In this court’s view, accused acted in self defence of himself, others in that household and the property that he was guarding in terms of both section 253 and section 257 of the Criminal Law Codification and Reform Act Chapter 9:23. In terms of section 252 of the Code an unlawful attack means any unlawful conduct which endangers a person’s life, bodily freedom or integrity. In terms of section 253 the fact that a person accused of a crime was defending himself or herself or another person against an unlawful attack when he did or omitted to do anything which is an essential element of the crime shall be a complete defence to the charge if:-

  1. when he or did or omitted to do the thing, the unlawful attack had commenced or was imminent, and he or she behaved on reasonable grounds that the unlawful attack had commenced or was imminent:

(In this instance, intruders, armed, scaling a durawall at 3 am do amount to an unlawful attack as they are obviously trespassing with an intent to commit a crime as no one would scale a durawall at 3 am when the intention is good and not harmful.)

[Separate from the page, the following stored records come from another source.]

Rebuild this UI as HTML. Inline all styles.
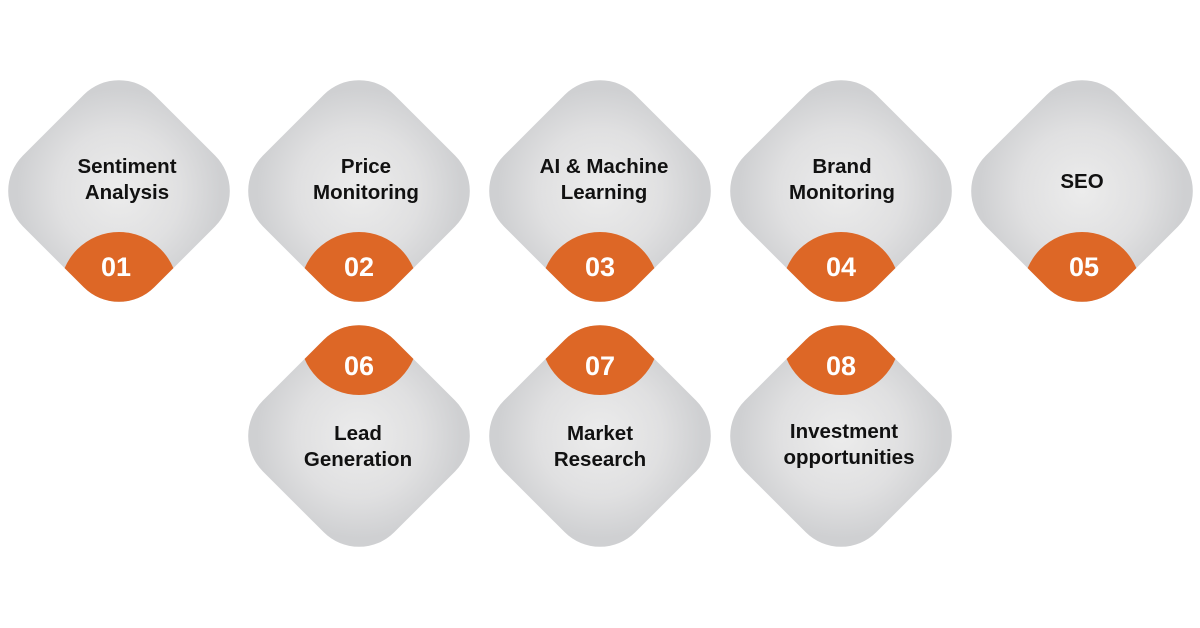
<!DOCTYPE html>
<html><head><meta charset="utf-8"><style>
html,body{margin:0;padding:0;background:#fff;}
svg{display:block}
text{font-family:"Liberation Sans",sans-serif;font-weight:bold;text-anchor:middle}
.t{font-size:20.5px;fill:#111}
.n{font-size:27px;fill:#fff}
</style></head><body>
<svg width="1200" height="628" viewBox="0 0 1200 628" xmlns="http://www.w3.org/2000/svg">
<defs>
<radialGradient id="g" cx="50%" cy="50%" r="55%">
<stop offset="0" stop-color="#ececec"/><stop offset="0.6" stop-color="#e0e0e1"/><stop offset="1" stop-color="#cfd0d2"/>
</radialGradient>
<clipPath id="cd"><rect x="-93" y="-93" width="186" height="186" rx="50" transform="rotate(45)"/></clipPath>
<g id="d1">
<rect x="-93" y="-93" width="186" height="186" rx="50" transform="rotate(45)" fill="url(#g)"/>
<g clip-path="url(#cd)"><circle cx="0" cy="100" r="59" fill="#dd6726"/></g>
</g>
<g id="d2">
<rect x="-93" y="-93" width="186" height="186" rx="50" transform="rotate(45)" fill="url(#g)"/>
<g clip-path="url(#cd)"><circle cx="0" cy="-100" r="59" fill="#dd6726"/></g>
</g>
</defs>
<use href="#d1" x="119" y="191"/>
<use href="#d1" x="359" y="191"/>
<use href="#d1" x="600" y="191"/>
<use href="#d1" x="841" y="191"/>
<use href="#d1" x="1082" y="191"/>
<use href="#d2" x="359" y="436"/>
<use href="#d2" x="600" y="436"/>
<use href="#d2" x="841" y="436"/>

<text class="t" x="127" y="173">Sentiment</text><text class="t" x="127" y="199">Analysis</text>
<text class="t" x="366" y="173">Price</text><text class="t" x="366" y="199">Monitoring</text>
<text class="t" x="604" y="173">AI &amp; Machine</text><text class="t" x="604" y="199">Learning</text>
<text class="t" x="842" y="173">Brand</text><text class="t" x="842" y="199">Monitoring</text>
<text class="t" x="1082" y="188">SEO</text>
<text class="t" x="358" y="440">Lead</text><text class="t" x="358" y="466">Generation</text>
<text class="t" x="600" y="440">Market</text><text class="t" x="600" y="466">Research</text>
<text class="t" x="844" y="438">Investment</text><text class="t" x="849" y="464">opportunities</text>

<text class="n" x="116" y="276">01</text>
<text class="n" x="359" y="276">02</text>
<text class="n" x="600" y="276">03</text>
<text class="n" x="841" y="276">04</text>
<text class="n" x="1084" y="276">05</text>
<text class="n" x="359" y="375">06</text>
<text class="n" x="600" y="375">07</text>
<text class="n" x="841" y="375">08</text>
</svg>
</body></html>
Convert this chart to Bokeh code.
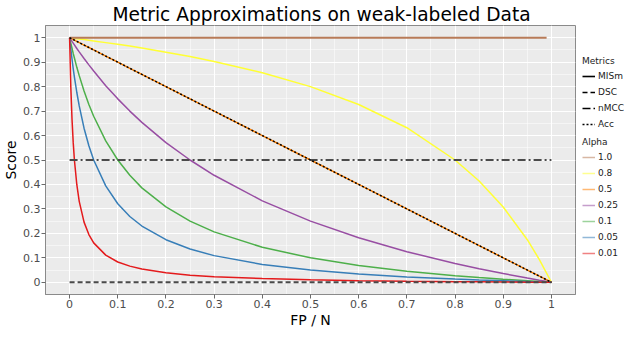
from bokeh.plotting import figure
from bokeh.layouts import row
from bokeh.models import Legend, LegendItem, FixedTicker, Range1d, Title
from bokeh.embed import file_html
from bokeh.resources import INLINE

# ---- data ----
fp_n = [0, 0.0025, 0.005, 0.0075, 0.01, 0.015, 0.02, 0.03, 0.04, 0.05, 0.075, 0.1, 0.125,
        0.15, 0.2, 0.25, 0.3, 0.4, 0.5, 0.6, 0.7, 0.8, 0.85, 0.9, 0.95, 0.975, 1.0]
score_a001 = [1, 0.80, 0.668, 0.572, 0.5, 0.399, 0.331, 0.246, 0.195, 0.161, 0.111, 0.083, 0.066,
              0.054, 0.039, 0.029, 0.023, 0.015, 0.010, 0.0067, 0.0043, 0.0025, 0.0018, 0.0011, 0.0005, 0.0003, 0]
score_a005 = [1, 0.955, 0.913, 0.874, 0.839, 0.776, 0.721, 0.630, 0.558, 0.5, 0.394, 0.321, 0.269,
              0.230, 0.174, 0.136, 0.109, 0.073, 0.05, 0.034, 0.022, 0.013, 0.0092, 0.0058, 0.0028, 0.0013, 0]
score_a01 = [1, 0.978, 0.957, 0.936, 0.917, 0.879, 0.845, 0.782, 0.727, 0.679, 0.578, 0.5, 0.4375,
             0.386, 0.308, 0.25, 0.206, 0.143, 0.1, 0.069, 0.045, 0.027, 0.0192, 0.0122, 0.0058, 0.0028, 0]
score_a025 = [1, 0.9925, 0.985, 0.978, 0.971, 0.956, 0.942, 0.915, 0.889, 0.864, 0.804, 0.75, 0.7,
              0.654, 0.571, 0.5, 0.4375, 0.333, 0.25, 0.182, 0.125, 0.077, 0.0556, 0.0357, 0.0172, 0.0085, 0]
score_a05 = [1, 0.9975, 0.995, 0.9925, 0.99, 0.985, 0.98, 0.97, 0.96, 0.95, 0.925, 0.9, 0.875,
             0.85, 0.8, 0.75, 0.7, 0.6, 0.5, 0.4, 0.3, 0.2, 0.15, 0.1, 0.05, 0.025, 0]
score_a08 = [1, 0.9994, 0.9987, 0.998, 0.9975, 0.996, 0.9949, 0.9923, 0.9897, 0.987, 0.980, 0.973, 0.966,
             0.958, 0.941, 0.923, 0.903, 0.857, 0.8, 0.727, 0.632, 0.5, 0.414, 0.308, 0.174, 0.093, 0]
fp_n_a1 = [0, 0.99]
score_a1 = [1, 1]

acc_x = [0, 1]
acc_y = [1, 0]
dsc_x = [0, 1]
dsc_y = [0, 0]
nmcc_x = [0, 1]
nmcc_y = [0.5, 0.5]

alpha_labels = ["1.0", "0.8", "0.5", "0.25", "0.1", "0.05", "0.01"]
alpha_colors = ["#B87B58", "#FFFF33", "#FF7F00", "#984EA3", "#4DAF4A", "#377EB8", "#E41A1C"]
metric_labels = ["MISm", "DSC", "nMCC", "Acc"]
metric_dashes = ["solid", "5 3", "8 3 2 3", "2 2"]

ticks = [0, 0.1, 0.2, 0.3, 0.4, 0.5, 0.6, 0.7, 0.8, 0.9, 1]
tick_labels = ["0", "0.1", "0.2", "0.3", "0.4", "0.5", "0.6", "0.7", "0.8", "0.9", "1"]
minor_ticks = [-0.05, 0.05, 0.15, 0.25, 0.35, 0.45, 0.55, 0.65, 0.75, 0.85, 0.95, 1.05]

FONT = "DejaVu Sans"
H = 334
W_MAIN = 578
W_LEG = 46

p = figure(width=W_MAIN, height=H, output_backend="svg", toolbar_location=None,
           x_range=Range1d(-0.05, 1.05), y_range=Range1d(-0.05, 1.05),
           min_border_left=45, min_border_right=3, min_border_top=25, min_border_bottom=40)
p.background_fill_color = "#EBEBEB"
p.border_fill_color = "white"
p.outline_line_color = "#8A8A8A"

p.title = Title(text="Metric Approximations on weak-labeled Data", align="left",
                text_font=FONT, text_font_size="18.6px", text_font_style="normal",
                text_color="black", standoff=2, offset=67)

for ax, lab in ((p.xaxis, "FP / N"), (p.yaxis, "Score")):
    ax.ticker = FixedTicker(ticks=ticks, minor_ticks=minor_ticks)
    ax.major_label_overrides = dict(zip(ticks, tick_labels))
    ax.axis_label = lab
    ax.axis_label_text_font = FONT
    ax.axis_label_text_font_size = "14px"
    ax.axis_label_text_font_style = "normal"
    ax.axis_label_text_color = "black"
    ax.axis_label_standoff = 1
    ax.major_label_text_font = FONT
    ax.major_label_text_font_size = "11px"
    ax.major_label_text_color = "#4D4D4D"
    ax.major_label_standoff = 1
    ax.axis_line_color = "#8A8A8A"
    ax.major_tick_line_color = "#6A6A6A"
    ax.major_tick_in = 0
    ax.major_tick_out = 4
    ax.minor_tick_line_color = None

p.grid.grid_line_color = "white"
p.grid.grid_line_width = 1
p.grid.minor_grid_line_color = "white"
p.grid.minor_grid_line_width = 0.5

series = [score_a08, score_a05, score_a025, score_a01, score_a005, score_a001]
series_colors = alpha_colors[1:]
for ys, c in zip(series, series_colors):
    p.line(fp_n, ys, line_color=c, line_width=1.5)
p.line(fp_n_a1, score_a1, line_color=alpha_colors[0], line_width=2.2)

dark = "#4A4A4A"
p.line(dsc_x, dsc_y, line_color=dark, line_width=1.8, line_dash=metric_dashes[1])
p.line(nmcc_x, nmcc_y, line_color=dark, line_width=1.8, line_dash=metric_dashes[2])
p.line(acc_x, acc_y, line_color="black", line_width=1.5, line_dash=metric_dashes[3])

# ---- legend panel (separate figure to the right) ----
lp = figure(width=W_LEG, height=H, output_backend="svg", toolbar_location=None,
            x_range=Range1d(0, 1), y_range=Range1d(0, 1),
            x_axis_location=None, y_axis_location=None,
            min_border_left=0, min_border_right=0, min_border_top=25, min_border_bottom=40)
lp.outline_line_color = None
lp.background_fill_color = "white"
lp.border_fill_color = "white"
lp.grid.visible = False

off_x = [5, 6]
off_y = [5, 5]
metric_items = []
for lab, d in zip(metric_labels, metric_dashes):
    r = lp.line(off_x, off_y, line_color="black", line_width=1.6, line_dash=d)
    metric_items.append(LegendItem(label=lab, renderers=[r]))
alpha_items = []
for lab, c in zip(alpha_labels, alpha_colors):
    r = lp.line(off_x, off_y, line_color=c, line_width=1.5, line_alpha=0.55)
    alpha_items.append(LegendItem(label=lab, renderers=[r]))

def make_legend(items, title, loc):
    lg = Legend(items=items, title=title, location=loc, orientation="vertical")
    lg.title_text_font = FONT
    lg.title_text_font_size = "9px"
    lg.title_text_font_style = "normal"
    lg.title_text_color = "#222222"
    lg.title_standoff = 2
    lg.label_text_font = FONT
    lg.label_text_font_size = "9px"
    lg.label_text_color = "#222222"
    lg.glyph_width = 13
    lg.glyph_height = 16
    lg.label_height = 16
    lg.label_standoff = 3
    lg.spacing = 0
    lg.padding = 0
    lg.margin = 0
    lg.background_fill_alpha = 0
    lg.border_line_alpha = 0
    return lg

lp.add_layout(make_legend(metric_items, "Metrics", (4, 162)), "center")
lp.add_layout(make_legend(alpha_items, "Alpha", (4, 33)), "center")

layout = row(p, lp, spacing=0)
open("out.html", "w").write(file_html(layout, INLINE))
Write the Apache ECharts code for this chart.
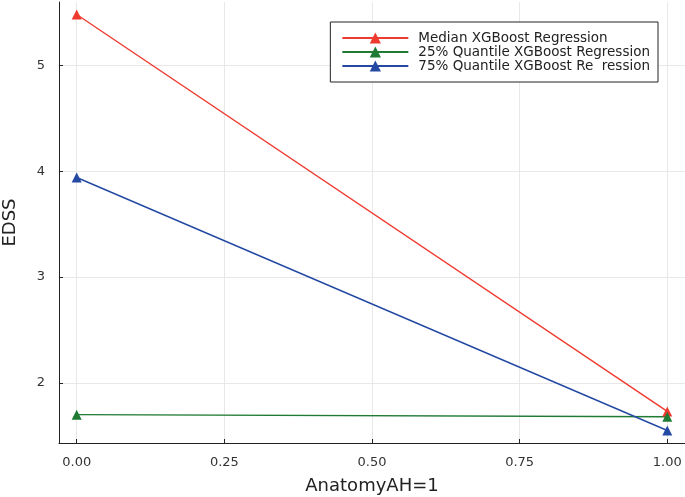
<!DOCTYPE html>
<html><head><meta charset="utf-8">
<script src="https://cdn.jsdelivr.net/npm/echarts@6/dist/echarts.min.js"></script>
<style>html,body{margin:0;padding:0;background:#fff}#c{width:685px;height:497px}</style>
</head><body><div id="c"></div>
<script>
const xValues = [0, 1];
const medianVals = [5.48, 1.73];
const q25Vals = [1.70, 1.68];
const q75Vals = [3.94, 1.55];
const xTicks = [0, 0.25, 0.5, 0.75, 1];
const yTicks = [2, 3, 4, 5];
const names = ['Median XGBoost Regression', '25% Quantile XGBoost Regression', '75% Quantile XGBoost Re  ression'];
const colors = ['#ee3b2f', '#1f7a34', '#2449a3'];

const chart = echarts.init(document.getElementById('c'));
const font = 'DejaVu Sans';
function mk(name, vals, color) {
  return {
    name, type: 'line', data: xValues.map((x, i) => [x, vals[i]]),
    symbol: 'triangle', symbolSize: 10,
    lineStyle: { color, width: 1.4 }, itemStyle: { color },
    emphasis: { disabled: true }, animation: false
  };
}
chart.setOption({
  animation: false,
  textStyle: { fontFamily: font },
  grid: { left: 59, right: 0, top: 2, bottom: 54, containLabel: false, outerBoundsMode: 'none' },
  legend: {
    right: 27, top: 22, orient: 'vertical',
    data: names,
    itemWidth: 66, itemHeight: 14, itemGap: 0,
    borderColor: '#222', borderWidth: 1, padding: [9, 8, 9, 11],
    textStyle: { fontFamily: font, fontSize: 13.5, color: '#222', padding: [0, 0, 0, 5] },
    backgroundColor: '#fff'
  },
  xAxis: {
    type: 'value', min: -0.03, max: 1.03,
    name: 'AnatomyAH=1', nameLocation: 'middle', nameGap: 34,
    nameTextStyle: { fontFamily: font, fontSize: 18, color: '#222' },
    axisLine: { onZero: false, lineStyle: { color: '#222', width: 1 } },
    axisTick: { inside: true, length: 4, lineStyle: { color: '#222' }, customValues: xTicks },
    axisLabel: { customValues: xTicks, formatter: v => v.toFixed(2), fontSize: 13, color: '#333', margin: 13 },
    splitLine: { show: true, lineStyle: { color: '#e8e8e8', width: 1 } }
  },
  yAxis: {
    type: 'value', min: 1.432, max: 5.598,
    name: 'EDSS', nameLocation: 'middle', nameGap: 40,
    nameTextStyle: { fontFamily: font, fontSize: 18, color: '#222' },
    axisLine: { show: true, onZero: false, lineStyle: { color: '#222', width: 1 } },
    axisTick: { show: true, inside: true, length: 4, lineStyle: { color: '#222' }, customValues: yTicks },
    axisLabel: { customValues: yTicks, fontSize: 13, color: '#333', margin: 14 },
    splitLine: { show: true, lineStyle: { color: '#e8e8e8', width: 1 } }
  },
  series: [mk(names[0], medianVals, colors[0]), mk(names[1], q25Vals, colors[1]), mk(names[2], q75Vals, colors[2])]
});
</script></body></html>
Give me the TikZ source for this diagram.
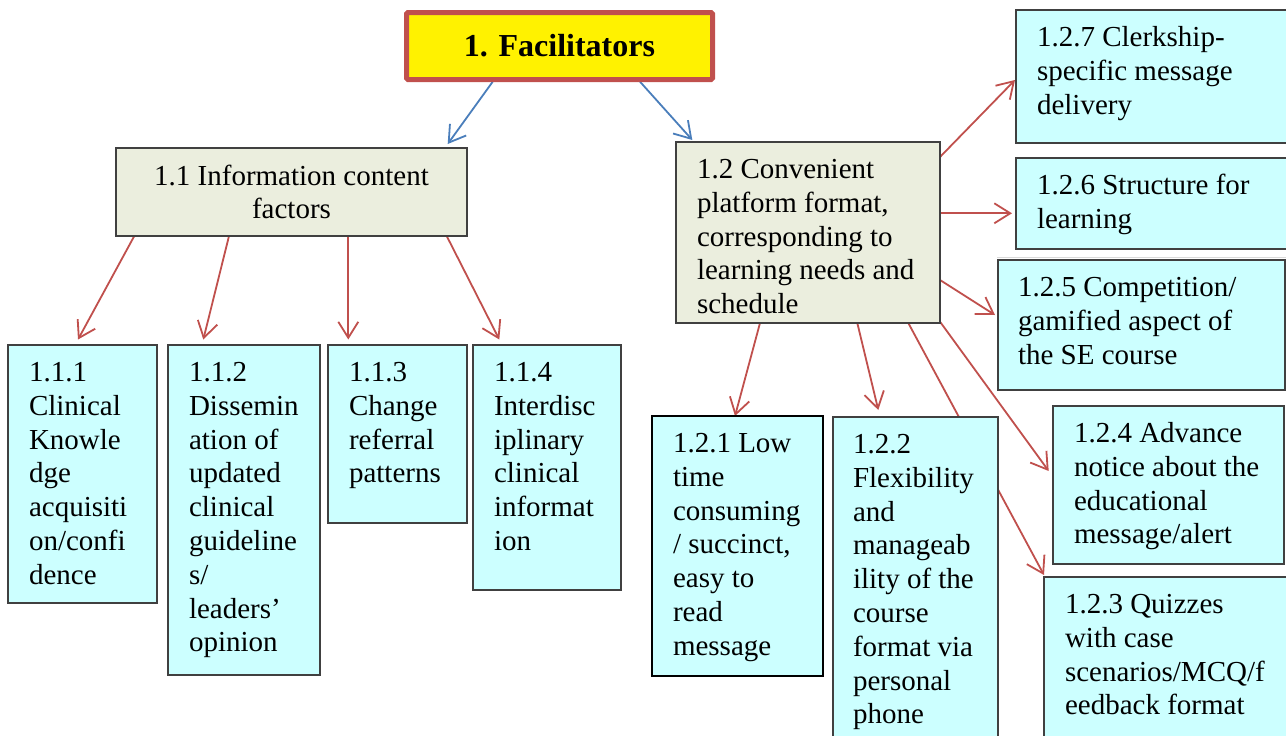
\documentclass[tikz,border=0pt]{standalone}
\usepackage{fontspec}
\setmainfont{Liberation Serif}
\usetikzlibrary{arrows.meta,backgrounds}

\definecolor{cyanfill}{HTML}{CCFFFF}
\definecolor{olivefill}{HTML}{EBEEDE}
\definecolor{edgegray}{HTML}{404040}
\definecolor{linkred}{HTML}{C0504D}
\definecolor{linkblue}{HTML}{4A7EBB}
\definecolor{titlered}{HTML}{C0504D}

\newcommand{\bodyfont}{\fontsize{29}{33.8}\selectfont}
\newcommand{\firstline}{\rule{0pt}{24pt}}

\tikzset{
  frame/.style={rectangle, anchor=north west, inner sep=0pt, outer sep=0pt,
    draw=edgegray, line width=1.6pt},
  leafbox/.style={frame, fill=cyanfill},
  groupbox/.style={frame, fill=olivefill},
  titlebox/.style={rectangle, inner sep=0pt, outer sep=0pt, fill=yellow,
    draw=titlered, line width=5pt, rounded corners=1.5pt,
    font=\fontsize{32}{36}\selectfont\bfseries},
  txt/.style={anchor=north west, inner sep=0pt, outer sep=0pt, align=left,
    font=\bodyfont},
  redlink/.style={draw=linkred, line width=1.8pt,
    -{Straight Barb[length=16pt,width=20pt]}},
  bluelink/.style={draw=linkblue, line width=1.8pt,
    -{Straight Barb[length=16pt,width=20pt]}},
}

\begin{document}
\begin{tikzpicture}[x=1pt,y=-1pt]
\clip (0,0) rectangle (1286,736);

% header
\node[titlebox, minimum width=306pt, minimum height=67pt, anchor=north west]
  (top) at (406.5,12.5) {1. Facilitators};

% second level
\node[groupbox, minimum width=351pt, minimum height=88pt, align=center, font=\bodyfont]
  (n11) at (116,148) {1.1 Information content\\factors};
\node[groupbox, minimum width=264pt, minimum height=181pt] (n12) at (676,142) {};
\node[txt] (t12) at ([xshift=21pt,yshift=-12.5pt]n12.north west)
  {\firstline 1.2 Convenient\\platform format,\\corresponding to\\learning needs and\\schedule};

% branch 1.1
\node[leafbox, minimum width=149pt, minimum height=258pt] (n111) at (8,345) {};
\node[txt] (t111) at ([xshift=21pt,yshift=-12.5pt]n111.north west)
  {\firstline 1.1.1\\Clinical\\Knowle\\dge\\acquisiti\\on/confi\\dence};

\node[leafbox, minimum width=152pt, minimum height=330pt] (n112) at (168,345) {};
\node[txt] (t112) at ([xshift=21pt,yshift=-12.5pt]n112.north west)
  {\firstline 1.1.2\\Dissemin\\ation of\\updated\\clinical\\guideline\\s/\\leaders’\\opinion};

\node[leafbox, minimum width=139pt, minimum height=178pt] (n113) at (328,345) {};
\node[txt] (t113) at ([xshift=21pt,yshift=-12.5pt]n113.north west)
  {\firstline 1.1.3\\Change\\referral\\patterns};

\node[leafbox, minimum width=148pt, minimum height=245pt] (n114) at (473,345) {};
\node[txt] (t114) at ([xshift=21pt,yshift=-12.5pt]n114.north west)
  {\firstline 1.1.4\\Interdisc\\iplinary\\clinical\\informat\\ion};

% branch 1.2
\node[leafbox, draw=black, line width=2.6pt, minimum width=171pt, minimum height=260pt]
  (n121) at (652,416) {};
\node[txt] (t121) at ([xshift=21pt,yshift=-12.5pt]n121.north west)
  {\firstline 1.2.1 Low\\time\\consuming\\/ succinct,\\easy to\\read\\message};

\node[leafbox, minimum width=165pt, minimum height=340pt] (n122) at (833,417) {};
\node[txt] (t122) at ([xshift=20pt,yshift=-12.5pt]n122.north west)
  {\firstline 1.2.2\\Flexibility\\and\\manageab\\ility of the\\course\\format via\\personal\\phone};

\node[leafbox, minimum width=260pt, minimum height=180pt] (n123) at (1044,577) {};
\node[txt] (t123) at ([xshift=21pt,yshift=-12.5pt]n123.north west)
  {\firstline 1.2.3 Quizzes\\with case\\scenarios/MCQ/f\\eedback format};

\node[leafbox, minimum width=231pt, minimum height=158pt] (n124) at (1053,406) {};
\node[txt] (t124) at ([xshift=21pt,yshift=-12.5pt]n124.north west)
  {\firstline 1.2.4 Advance\\notice about the\\educational\\message/alert};

\draw[gray!30, line width=1pt] (997,257) -- (1286,257);

\node[leafbox, minimum width=287pt, minimum height=130pt] (n125) at (998,260) {};
\node[txt] (t125) at ([xshift=20pt,yshift=-12.5pt]n125.north west)
  {\firstline 1.2.5 Competition/\\gamified aspect of\\the SE course};

\node[leafbox, minimum width=290pt, minimum height=91pt] (n126) at (1016,158) {};
\node[txt] (t126) at ([xshift=21pt,yshift=-12.5pt]n126.north west)
  {\firstline 1.2.6 Structure for\\learning};

\node[leafbox, minimum width=290pt, minimum height=133pt] (n127) at (1016,10) {};
\node[txt] (t127) at ([xshift=21pt,yshift=-12.5pt]n127.north west)
  {\firstline 1.2.7 Clerkship-\\specific message\\delivery};

% connectors, kept behind the boxes
\begin{scope}[on background layer]
  \draw[bluelink] ([xshift=86.2pt,yshift=-2.2pt]top.south west)
    -- ([xshift=331.7pt,yshift=4pt]n11.north west);
  \draw[bluelink] ([xshift=233.5pt,yshift=-2.2pt]top.south west)
    -- ([xshift=16.3pt,yshift=2pt]n12.north west);

  \draw[redlink] ([xshift=18.3pt]n11.south west) -- ([xshift=70pt,yshift=5.5pt]n111.north west);
  \draw[redlink] ([xshift=113pt]n11.south west) -- ([xshift=35.3pt,yshift=5.5pt]n112.north west);
  \draw[redlink] ([xshift=232.3pt]n11.south west) -- ([xshift=20.3pt,yshift=5.5pt]n113.north west);
  \draw[redlink] ([xshift=330.7pt]n11.south west) -- ([xshift=26.3pt,yshift=5.5pt]n114.north west);

  \draw[redlink] ([yshift=-15pt]n12.north east) -- ([xshift=-1pt,yshift=-70pt]n127.north west);
  \draw[redlink] ([yshift=-71.3pt]n12.north east) -- ([xshift=-4pt,yshift=-55.3pt]n126.north west);
  \draw[redlink] ([yshift=-138pt]n12.north east) -- ([xshift=-3pt,yshift=-55pt]n125.north west);
  \draw[redlink] ([yshift=1.3pt]n12.south east) -- ([xshift=-4.3pt,yshift=-65pt]n124.north west);
  \draw[redlink] ([xshift=-31.7pt]n12.south east) -- ([yshift=2pt]n123.north west);
  \draw[redlink] ([xshift=181.3pt]n12.south west) -- ([xshift=45.3pt,yshift=7pt]n122.north west);
  \draw[redlink] ([xshift=84pt]n12.south west) -- ([xshift=83pt]n121.north west);
\end{scope}
\end{tikzpicture}
\end{document}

  1. that his or her conduct was necessary to avert the unlawful attack and he or she could not otherwise escape from, or avert the unlawful attack, or if he or she believed on reasonable grounds that his or her conduct was necessary to avert the unlawful attack and that she could not otherwise escape from or avert the unlawful attack and that the means he used to avert the unlawful attack were reasonable in all the circumstances and that any harm or injury caused by his conduct was caused to the attacker and not any innocent 3rd party and that it was not grossly disproportionate to that liable to be caused by the unlawful attack.

Obviously, intruders, armed, coming in and scaling a durawall in the wee hours of the morning, armed with whatever weapons, do not mean well for the occupants of the household under attack. Anything can happen while they are in a bid to achieve their unlawful intentions. The accused reasonably assumed that an unlawful attack was imminent in the circumstances, he fired what was according to him a warning shot. He could not otherwise avert the unlawful attack through any other means like fleeing as he could not flee (himself being the armed guard) so that he leaves the other guard and the occupants of the house at the mercy of the intruders. Had he fled he would have failed in his duty to guard the premises. As a guard, it is reasonably expected that he can be harmed by intruders and therefore his life, together with the rest of the occupants of that household was under threat. He did what according to him would scare the intruders, but unfortunately the deceased was then fatally injured. The wrongfulness and unlawfulness of accused’s actions in the circumstances that he was in becomes very difficult to conclude.

The same applies to the requirements of section 258 under the defence of property. I will not repeat the requirements for that section as they are somewhat similar to the requirements under section 253.

Section 259 which the state counsel alluded to as the applicable section, is in fact not the relevant section in this matter as it is only applicable if the person was defending property but has been found to satisfy all the requirements in section 257 and 258 except that the means used to avert the unlawful attack, were not reasonable in the circumstances. It has been our finding that there is no evidence that accused deliberately fired at the intruders and that there is no evidence of what would happen if he fired the firearm at the angle that he did. It therefore becomes difficult to find that he should have acted in any other way other than the one in which he acted. The moment the fatal shot came from what the accused believed to be a warning shot it then becomes difficult for the court to find that in fact it was not a warning shot and to find otherwise as already explained in this judgment.

This is one unfortunate case where the loss of a life cannot be attributed to both intent and negligence on the accused’s part as such evidence has not been presented before the court. It is for these reasons that the accused person is found Not Guilty of murder and is acquitted.